Inflation in Vanuatu to pick up to 4.8% in 2018: IMF
An International Monetary Fund (IMF) mission led by Chris Papageorgiou visited Port Vila during January 29–February 8, 2018 to hold discussions on the 2018 Article IV consultation.
“Vanuatu is poised to fully recover from the extensive damages caused by Cyclone Pam in 2015, with several large infrastructure projects near completion and growth bouncing back. A recovery in tourism and agriculture combined with further ramping-up of infrastructure projects is expected to continue to propel real GDP growth to around 4 percent in 2017 and 2018”, Mr. Papageorgiou stated.
Inflation is estimated to pick up to 3.1 percent in 2017 driven by domestic demand, and rise further to 4.8 percent in 2018 mainly due to the VAT increase before gradually reverting to modest levels in the medium term. The current account deficit is expected to widen to above 10 percent of GDP in 2017 and 2018, due to the high import content of infrastructure projects.
“The downside risks to this favorable outlook stem mainly from uncertainty in the rate of implementation of the public infrastructure projects. The delayed implementation of revenue mobilization measures, such as the introduction of the income tax, could put a strain on fiscal accounts. On the external front, while the withdrawal of correspondent banking and the negative impact of weaker-than-expected global growth have so far been limited, they pose non-negligible risks. The danger of natural disasters is ever-present,” Papageorgiou added.
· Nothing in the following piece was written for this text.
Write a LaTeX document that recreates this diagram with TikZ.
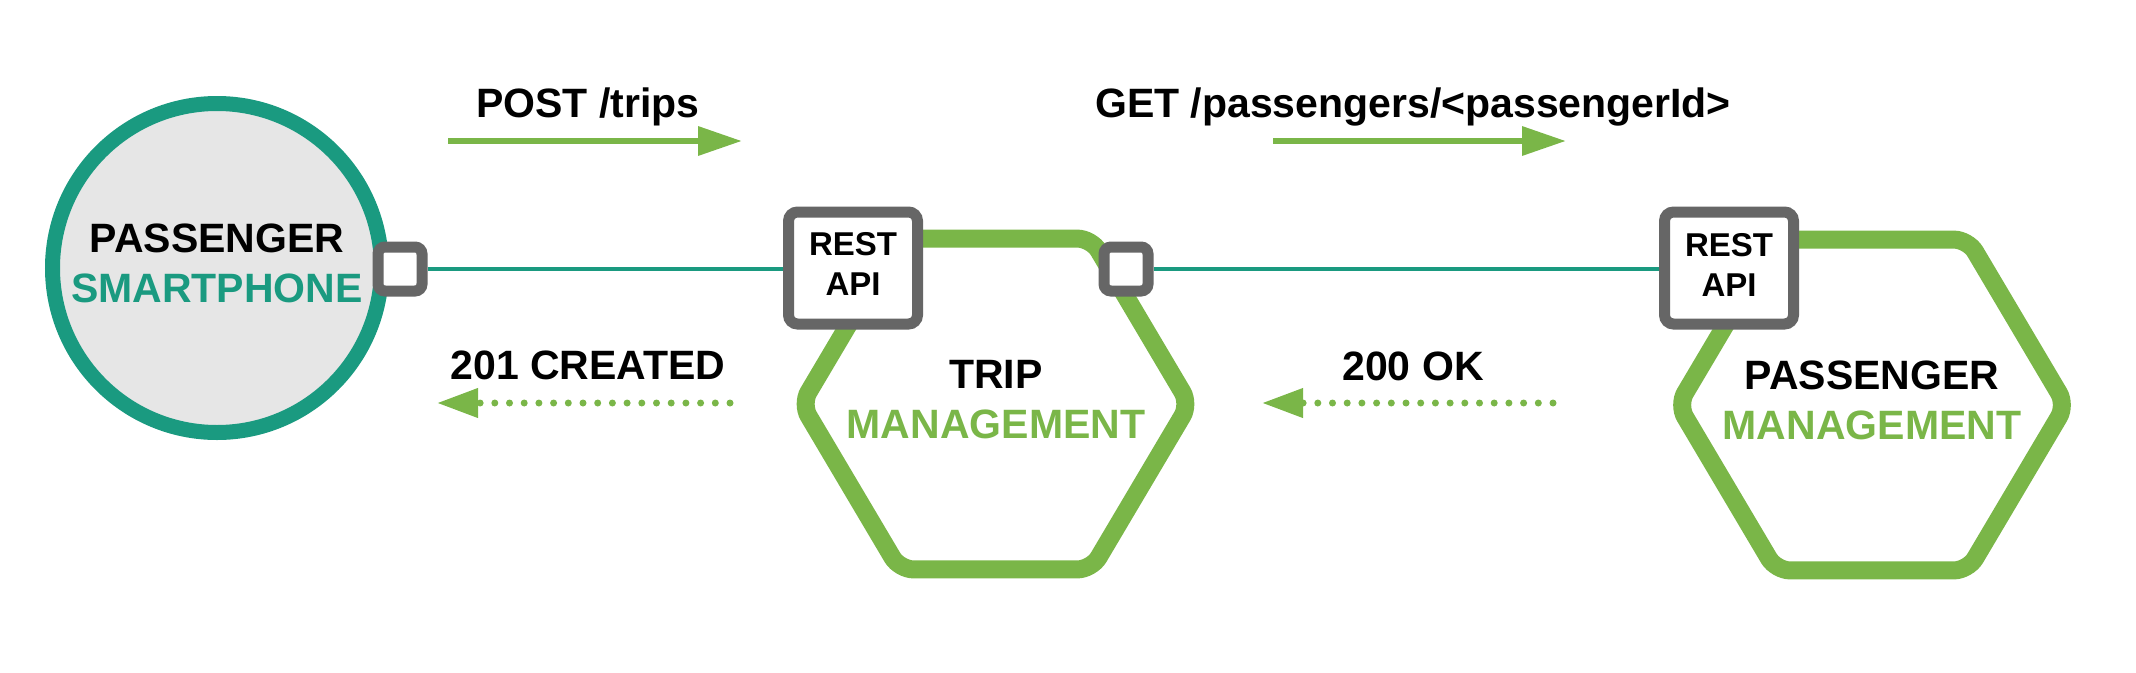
\documentclass[tikz,border=0pt]{standalone}
\usepackage{fontspec}
\setmainfont{Liberation Sans}
\usetikzlibrary{arrows.meta}
\definecolor{tealc}{HTML}{1A9A80}
\definecolor{greenc}{HTML}{7AB648}
\definecolor{grayc}{HTML}{666666}
\definecolor{circfill}{HTML}{E6E6E6}
\begin{document}
\begin{tikzpicture}[x=1pt,y=-1pt,
  big/.style={font=\fontsize{41}{49}\selectfont\bfseries, inner sep=0pt, anchor=base},
  small/.style={font=\fontsize{33}{40}\selectfont\bfseries, inner sep=0pt, anchor=base},
  port/.style={draw=grayc, line width=11pt, fill=white, minimum size=44pt, inner sep=0pt, rounded corners=7pt},
  restbox/.style={draw=grayc, line width=11pt, fill=white, minimum width=129pt, minimum height=112pt, inner sep=0pt, rounded corners=9pt},
  hexline/.style={draw=greenc, line width=18pt, rounded corners=14pt, fill=white},
  wire/.style={draw=tealc, line width=4.5pt},
  reqarrow/.style={draw=greenc, line width=6.5pt, -{Triangle[length=44pt,width=28pt]}},
  resarrow/.style={draw=greenc, line width=7pt, line cap=round, dash pattern=on 0pt off 14.7pt, -{Triangle[length=41pt,width=28pt]}}
]
\useasboundingbox (0,0) rectangle (2136,672);

% hexagons
\def\R{194}\def\T{96}\def\H{165.4}
\draw[hexline] (995.5-\R,404) -- (995.5-\T,404-\H) -- (995.5+\T,404-\H) -- (995.5+\R,404) -- (995.5+\T,404+\H) -- (995.5-\T,404+\H) -- cycle;
\draw[hexline] (1872-\R,405) -- (1872-\T,405-\H) -- (1872+\T,405-\H) -- (1872+\R,405) -- (1872+\T,405+\H) -- (1872-\T,405+\H) -- cycle;

% passenger smartphone
\node[circle, draw=tealc, line width=15pt, fill=circfill, minimum size=329pt, inner sep=0pt] (phone) at (217,268) {};
\node[big] (phoneA) at (217,252) {PASSENGER};
\node[big, text=tealc] (phoneB) at (217,302) {SMARTPHONE};

% ports and REST boxes
\node[port] (p1) at (400,269) {};
\node[restbox] (r1) at (853,268) {};
\node[small] (r1a) at (853,255) {REST};
\node[small] (r1b) at (853,295) {API};
\node[port] (p2) at (1126,269) {};
\node[restbox] (r2) at (1729,268) {};
\node[small] (r2a) at (1729,256) {REST};
\node[small] (r2b) at (1729,296) {API};

% hexagon labels
\node[big] (tripA) at (996,388) {TRIP};
\node[big, text=greenc] (tripB) at (996,438) {MANAGEMENT};
\node[big] (pmA) at (1872,389) {PASSENGER};
\node[big, text=greenc] (pmB) at (1872,439) {MANAGEMENT};

% wires
\draw[wire] (p1.east) -- (p1.east -| r1.west);
\draw[wire] (p2.east) -- (p2.east -| r2.west);

% request / response arrows
\node[big] (postL) at (588,117) {POST /trips};
\coordinate (postS) at (448,141);
\coordinate (postE) at (742,141);
\draw[reqarrow] (postS) -- (postE);

\node[big] (getL) at (1413,117) {GET /passengers/<passengerId>};
\coordinate (getS) at (1273,141);
\coordinate (getE) at (1566,141);
\draw[reqarrow] (getS) -- (getE);

\node[big] (crL) at (588,379) {201 CREATED};
\coordinate (crS) at (730,403);
\coordinate (crE) at (437,403);
\draw[resarrow] (crS) -- (crE);

\node[big] (okL) at (1413,380) {200 OK};
\coordinate (okS) at (1553,403);
\coordinate (okE) at (1262,403);
\draw[resarrow] (okS) -- (okE);
\end{tikzpicture}
\end{document}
“Looking further ahead, economic growth in Vanuatu needs to be stronger and more stable. In this regard, resilience to natural disasters should be at the core of any development strategy for the country to ensure sustainable and inclusive growth. It is in this context that diversification of economic activity is required. Tourism sector needs to be strategically segmented across locations, and efforts to diversify the economy into the agricultural sector need to be intensified. To facilitate diversification, supporting the private sector by improving the ease of doing business and reaching out to small businesses in need for credit is necessary.
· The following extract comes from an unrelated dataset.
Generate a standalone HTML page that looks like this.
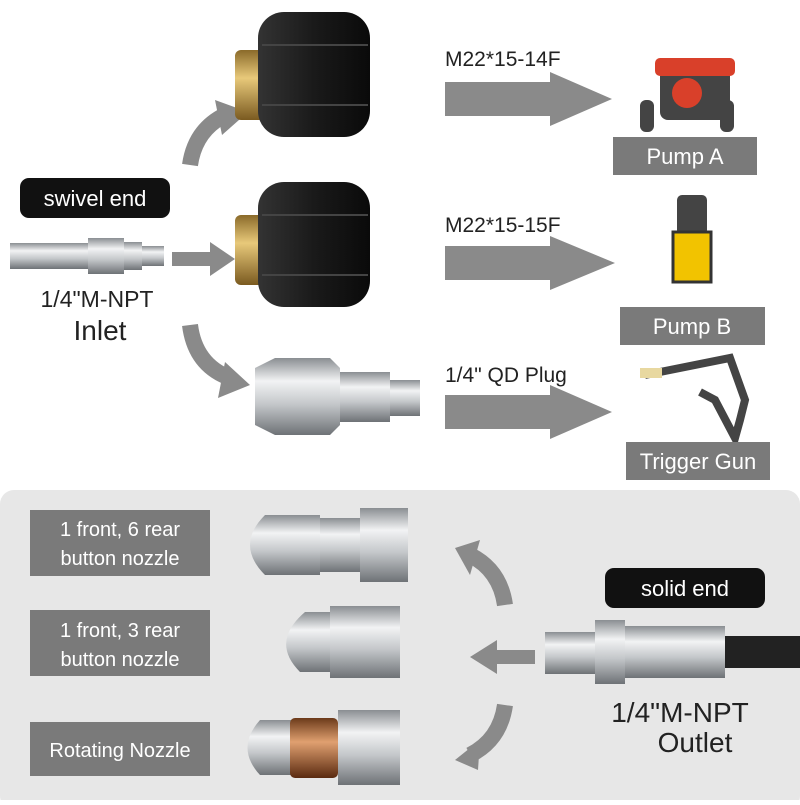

“The public and publicly-guaranteed debt increased sharply since 2014 mainly due to disbursements for reconstruction and infrastructure projects, though the new external borrowing was highly concessional. The fiscal deficit is expected to remain high at around 7 to 8 percent of GDP in 2017 and 2018, again reflecting elevated spending on reconstruction and infrastructure.
“Once the reconstruction and infrastructure scaling up are over, the authorities should consider embarking on fiscal adjustment measures to address the rising debt and to rebuild fiscal buffers. An appropriate medium-term fiscal anchor, with fiscal target and debt ceiling in place, is required to facilitate this consolidation. External financing should continue to be contracted as much as possible in the form of grants, or on concessional terms.
“Given recent signs of excess liquidity along with building up of inflation pressure, the Reserve Bank of Vanuatu should be ready to tighten its monetary policy stance through the gradual increase of reserve requirements. The basket peg regime is working well in Vanuatu, and the real effective exchange rate (REER) remains broadly in line with fundamentals and desirable policies. Vanuatu’s comfortable foreign exchange reserves should be maintained at above 5 months of imports to provide foreign currency for government’s debt repayment obligations.
“Although the overall credit-to-GDP ratio is relatively high, credit is not evenly distributed between large firms and small and medium-sized enterprises (SMEs) or between urban areas and rural areas. Increasing private access to financial services for SMEs and households in rural areas and outer islands should remain a priority.”